The model architecture applies cross-attention layers where each source computes queries from its own features and keys/values from all sources' features. Layer normalization and residual connections stabilize training.
Index ¶
- type Config
- type Direction
- type Model
- func (m *Model) AttentionWeights(features [][]float64) ([][]float64, error)
- func (m *Model) Forward(features [][]float64) ([][]float64, error)
- func (m *Model) Predict(features [][]float64) ([]int, []float64, error)
- func (m *Model) Save(path string) error
- func (m *Model) Train(data [][][]float64, labels [][]int, tc TrainConfig) error
- func (m *Model) TrainGPU(data [][][]float64, labels [][]int, tc TrainConfig, _ compute.Engine[float32]) (*TrainResult, error)
- type TrainConfig
- type TrainResult
Constants ¶
This section is empty.
Variables ¶
This section is empty.
Functions ¶
This section is empty.
Types ¶
type Config ¶
type Config struct {
NSources int
FeaturesPerSource int
DModel int
NHeads int
NLayers int
DropoutRate float64
LearningRate float64
}
Config holds the configuration for a cross-asset attention model.
type Model ¶
type Model struct {
// contains filtered or unexported fields
}
Model implements a cross-attention model for multi-source features.
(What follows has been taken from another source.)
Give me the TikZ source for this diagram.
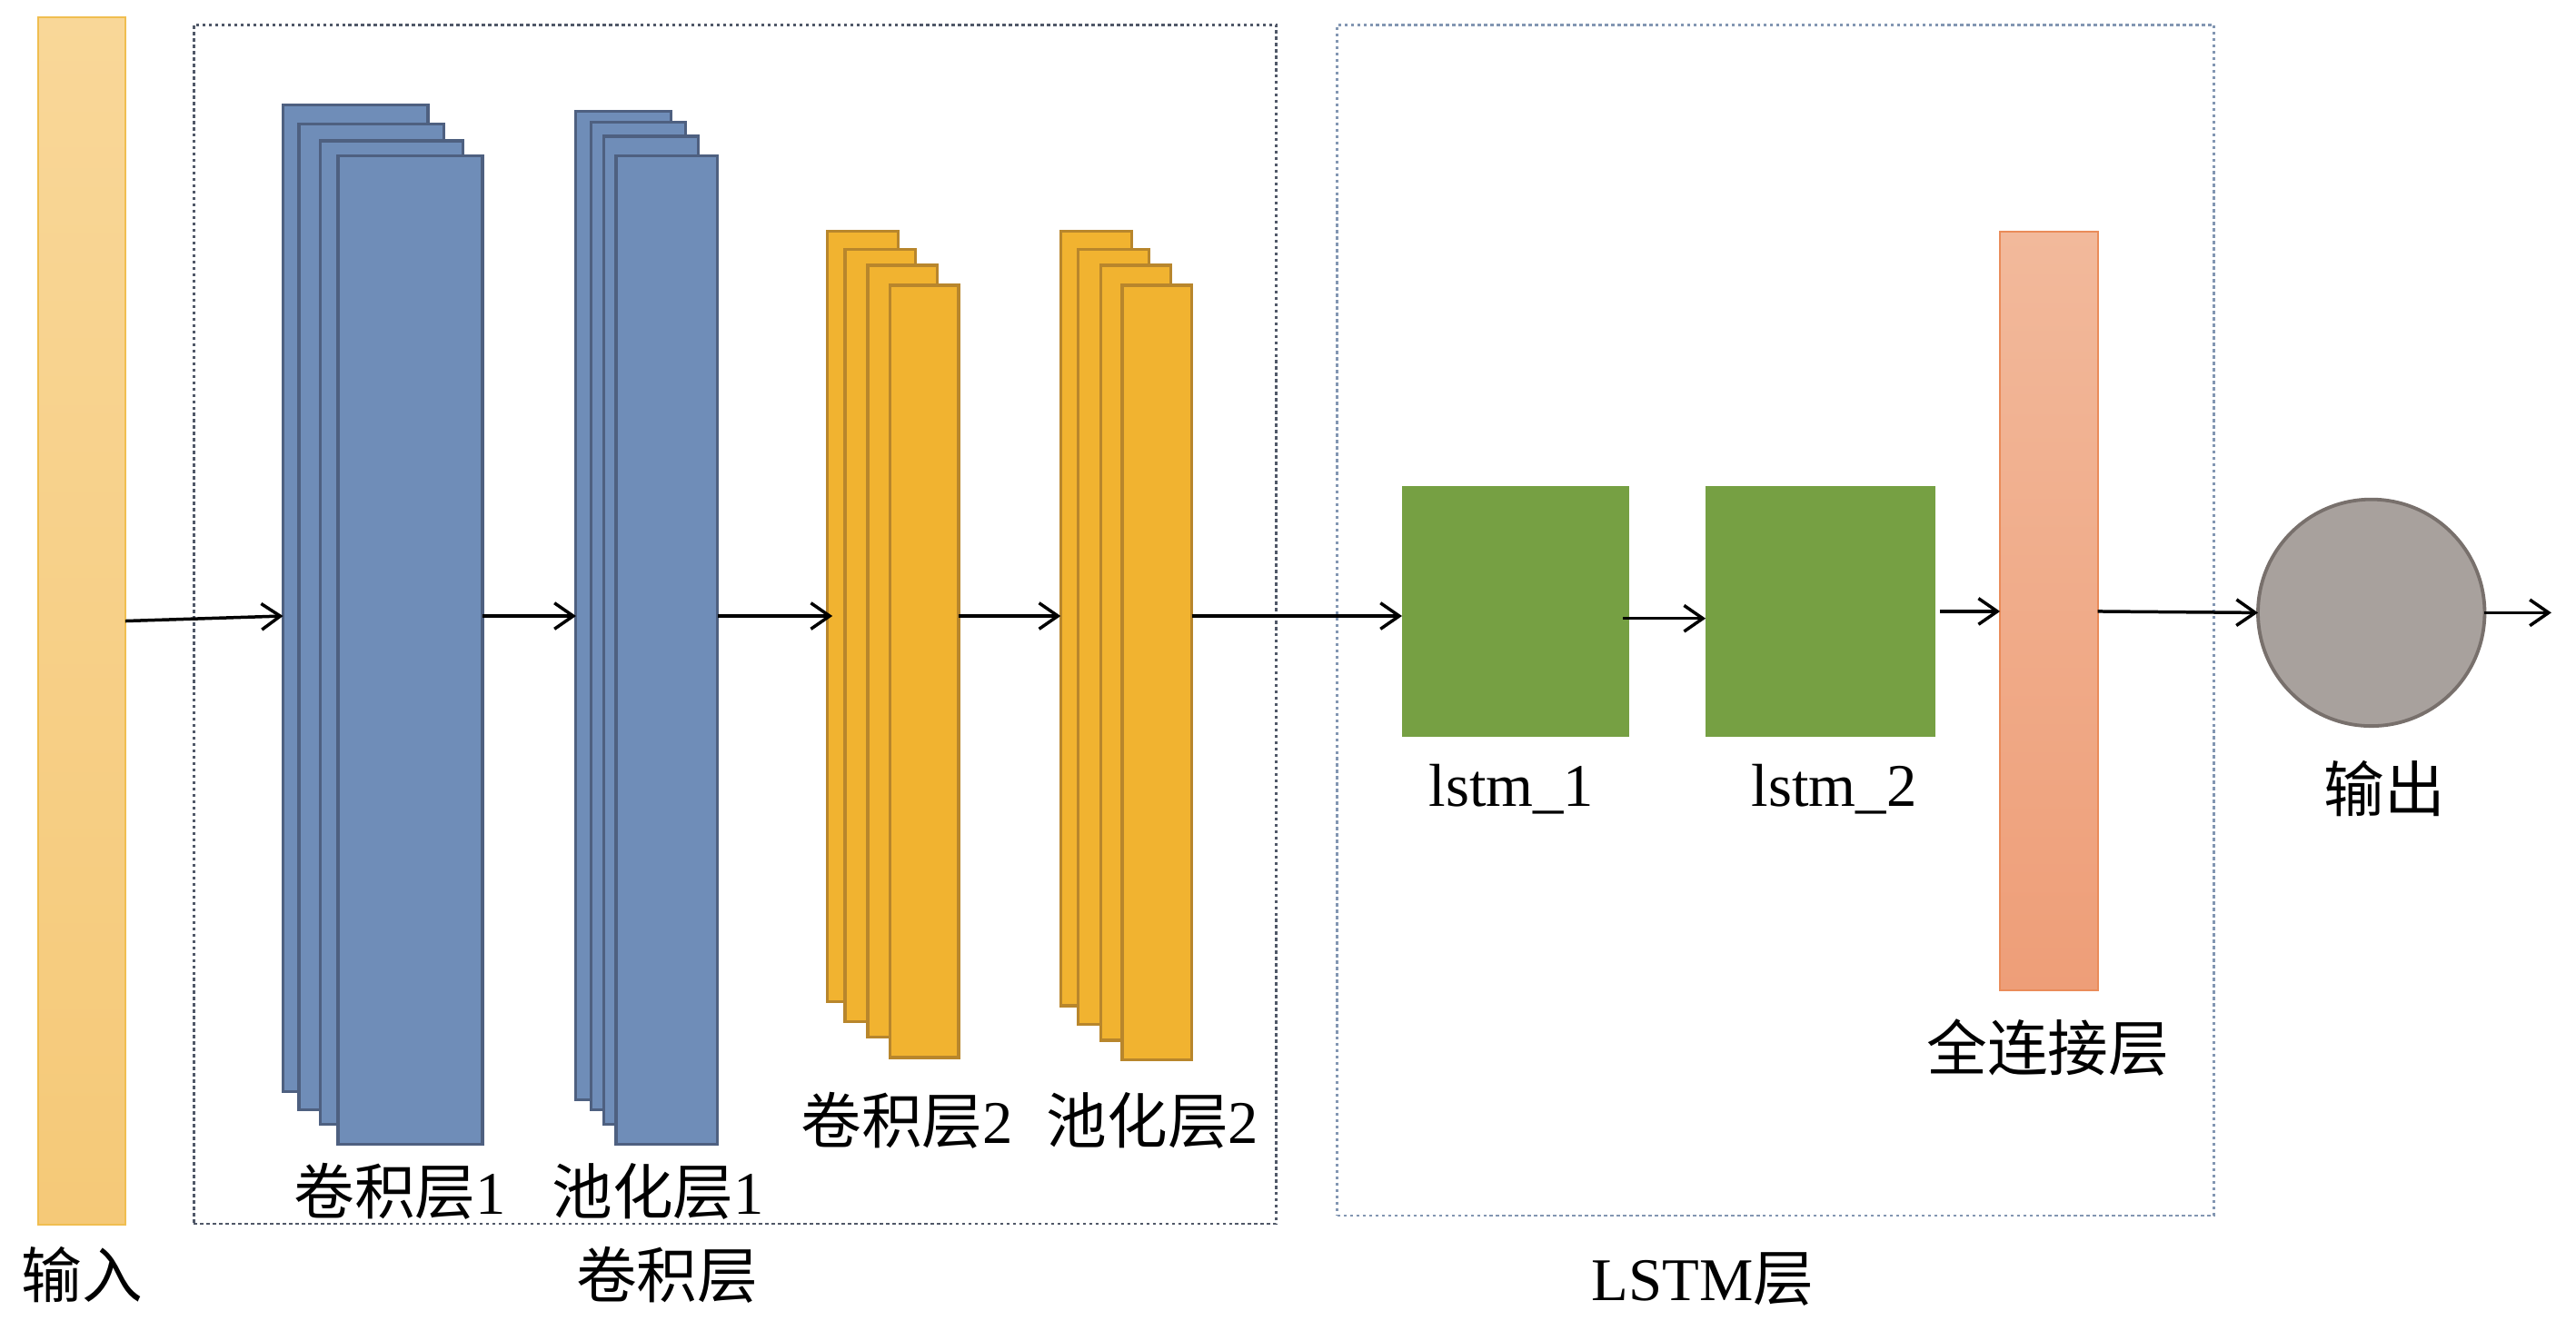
\documentclass[tikz,border=0pt]{standalone}
\usepackage{fontspec}
\setmainfont{Liberation Serif}
\newfontfamily\cjk{Noto Sans CJK SC}
\usetikzlibrary{fit,arrows.meta}
\definecolor{inpTop}{RGB}{249,215,152}
\definecolor{inpBot}{RGB}{245,201,120}
\definecolor{inpLine}{RGB}{240,190,80}
\definecolor{blueFill}{RGB}{111,141,184}
\definecolor{blueLine}{RGB}{78,96,128}
\definecolor{yelFill}{RGB}{241,179,48}
\definecolor{yelLine}{RGB}{184,134,44}
\definecolor{grnFill}{RGB}{118,160,67}
\definecolor{fcTop}{RGB}{242,185,155}
\definecolor{fcBot}{RGB}{238,158,120}
\definecolor{fcLine}{RGB}{234,140,90}
\definecolor{cirFill}{RGB}{168,161,157}
\definecolor{cirLine}{RGB}{120,112,108}
\definecolor{convBox}{RGB}{80,88,104}
\definecolor{lstmBox}{RGB}{130,150,178}
\begin{document}
\begin{tikzpicture}[x=0.02cm,y=-0.02cm,
  box/.style={inner sep=0pt, outer sep=0pt},
  bluerect/.style={box, fill=blueFill, draw=blueLine, line width=1pt},
  yelrect/.style={box, fill=yelFill, draw=yelLine, line width=1pt},
  grnrect/.style={box, fill=grnFill},
  frame/.style={line width=0.9pt, dash pattern=on 1.1pt off 1.1pt},
  lbl/.style={inner sep=0pt, anchor=base, font=\fontsize{21pt}{25pt}\selectfont},
  arr/.style={line width=1.1pt, -{Straight Barb[length=6.5pt,width=9pt,line width=1.1pt]}}
]
\useasboundingbox (0,0) rectangle (1568,804);

% dotted frames
\node[box, draw=convBox, frame, fit={(118,15) (777,745)}] (convframe) {};
\node[box, draw=lstmBox, frame, fit={(814,15) (1347.5,740)}] (lstmframe) {};

% input bar
\node[box, top color=inpTop, bottom color=inpBot, draw=inpLine, line width=0.8pt,
      fit={(23.2,10.5) (76.3,745.6)}] (inp) {};

% conv layer 1
\node[bluerect, fit={(172.3,64) (260.5,664.3)}] (c1a) {};
\node[bluerect, fit={(182,75.6) (270,675.7)}] (c1b) {};
\node[bluerect, fit={(195,85.7) (282,684.5)}] (c1c) {};
\node[bluerect, fit={(205.7,95) (293.7,696.5)}] (c1d) {};

% pool layer 1
\node[bluerect, fit={(350.6,67.9) (408.3,669.3)}] (p1a) {};
\node[bluerect, fit={(360,74.3) (417.2,675.7)}] (p1b) {};
\node[bluerect, fit={(367.5,83) (425.1,684.4)}] (p1c) {};
\node[bluerect, fit={(375,95) (436.8,696.5)}] (p1d) {};

% conv layer 2
\node[yelrect, fit={(503.7,140.7) (546.8,610)}] (c2a) {};
\node[yelrect, fit={(514.4,151.7) (557.3,622)}] (c2b) {};
\node[yelrect, fit={(528.2,161.5) (570.6,631.5)}] (c2c) {};
\node[yelrect, fit={(541.6,173.7) (583.5,643.8)}] (c2d) {};

% pool layer 2
\node[yelrect, fit={(645.6,140.7) (689,612.3)}] (p2a) {};
\node[yelrect, fit={(656,151.7) (699.3,623.5)}] (p2b) {};
\node[yelrect, fit={(670.2,161.5) (712.6,633.3)}] (p2c) {};
\node[yelrect, fit={(683.1,173.7) (725.5,645.3)}] (p2d) {};

% lstm boxes
\node[grnrect, fit={(853.4,296) (991.9,448.4)}] (l1) {};
\node[grnrect, fit={(1038.2,296) (1177.8,448.4)}] (l2) {};

% fully connected
\node[box, top color=fcTop, bottom color=fcBot, draw=fcLine, line width=0.6pt,
      fit={(1217.4,141) (1276.9,603)}] (fc) {};

% output circle
\node[circle, box, fill=cirFill, draw=cirLine, line width=1.2pt,
      minimum size=2.76cm] (outc) at (1443.4,373) {};

\coordinate (axis) at (0,375);
\coordinate (laxis) at (0,376.5);
\coordinate (outend) at (1553,373);

% arrows
\draw[arr] (inp.east) -- (c1a.west |- axis);
\draw[arr] (c1d.east |- axis) -- (p1a.west |- axis);
\draw[arr] (p1d.east |- axis) -- ([xshift=0.06cm]c2a.west |- axis);
\draw[arr] (c2d.east |- axis) -- (p2a.west |- axis);
\draw[arr] (p2d.east |- axis) -- (l1.west |- axis);
\draw[arr] ([xshift=-0.08cm]l1.east |- laxis) -- (l2.west |- laxis);
\draw[arr] ([xshift=0.06cm]l2.east) -- (fc.west |- l2.east);
\draw[arr] (fc.east |- l2.east) -- (outc.west);
\draw[arr] (outc.east) -- (outend);

% labels
\node[lbl] (tinp) at (50,790) {\cjk 输入};
\node[lbl] (tc1) at (243.5,739) {{\cjk 卷积层}1};
\node[lbl] (tp1) at (400.5,739) {{\cjk 池化层}1};
\node[lbl] (tc2) at (552,696) {{\cjk 卷积层}2};
\node[lbl] (tp2) at (701.5,696) {{\cjk 池化层}2};
\node[lbl] (tconv) at (406,790) {\cjk 卷积层};
\node[lbl] (tl1) at (920,491) {lstm\_1};
\node[lbl] (tl2) at (1116.5,491) {lstm\_2};
\node[lbl] (tfc) at (1246.5,652) {\cjk 全连接层};
\node[lbl] (tout) at (1451.5,494) {\cjk 输出};
\node[lbl] (tlstm) at (1036.5,792) {LSTM{\cjk 层}};
\end{tikzpicture}
\end{document}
func LoadModel ¶ added in v1.44.0
LoadModel loads a previously saved crossasset model from the given path.
func (*Model) AttentionWeights ¶
AttentionWeights computes the attention weight matrix showing how much each source attends to each other source. Returns [n_sources][n_sources] where result[i][j] is how much source i attends to source j. Weights sum to 1 across the attended (j) dimension.
func (*Model) Forward ¶
Forward processes features through the cross-attention model. features shape: [n_sources][features_per_source]. Returns: [n_sources][d_model].
func (*Model) Predict ¶
Predict returns per-source direction and confidence. features shape: [n_sources][features_per_source]. Returns: directions [n_sources], confidences [n_sources].
func (*Model) Train ¶
func (m *Model) Train(data [][][]float64, labels [][]int, tc TrainConfig) error
Train trains the model on the given data. data shape: [n_samples][n_sources][features_per_source]. labels shape: [n_samples][n_sources] with values in {0=Long, 1=Short, 2=Flat}.
func (*Model) TrainGPU ¶ added in v1.39.0
func (m *Model) TrainGPU(data [][][]float64, labels [][]int, tc TrainConfig, _ compute.Engine[float32]) (*TrainResult, error)
TrainGPU trains the model using the CPU full-backprop path with AdamW.
The ztensor GPU engine has stability issues on Grace Hopper unified memory (CUDA launch timeouts, illegal memory access from arena tensor recycling). Until those are resolved, TrainGPU delegates to the proven CPU Train() path which uses AdamW and full backpropagation through all layers.
The engine parameter is accepted for API compatibility but not used. Training accuracy matches PyTorch (~75% on COIN walk-forward validation).
type TrainConfig ¶
TrainConfig holds training hyperparameters.
type TrainResult ¶ added in v1.39.0
type TrainResult struct {
Losses []float64 // per-epoch average loss
FinalAccuracy float64 // fraction of correct predictions on last epoch
}
TrainResult holds outcomes from GPU training.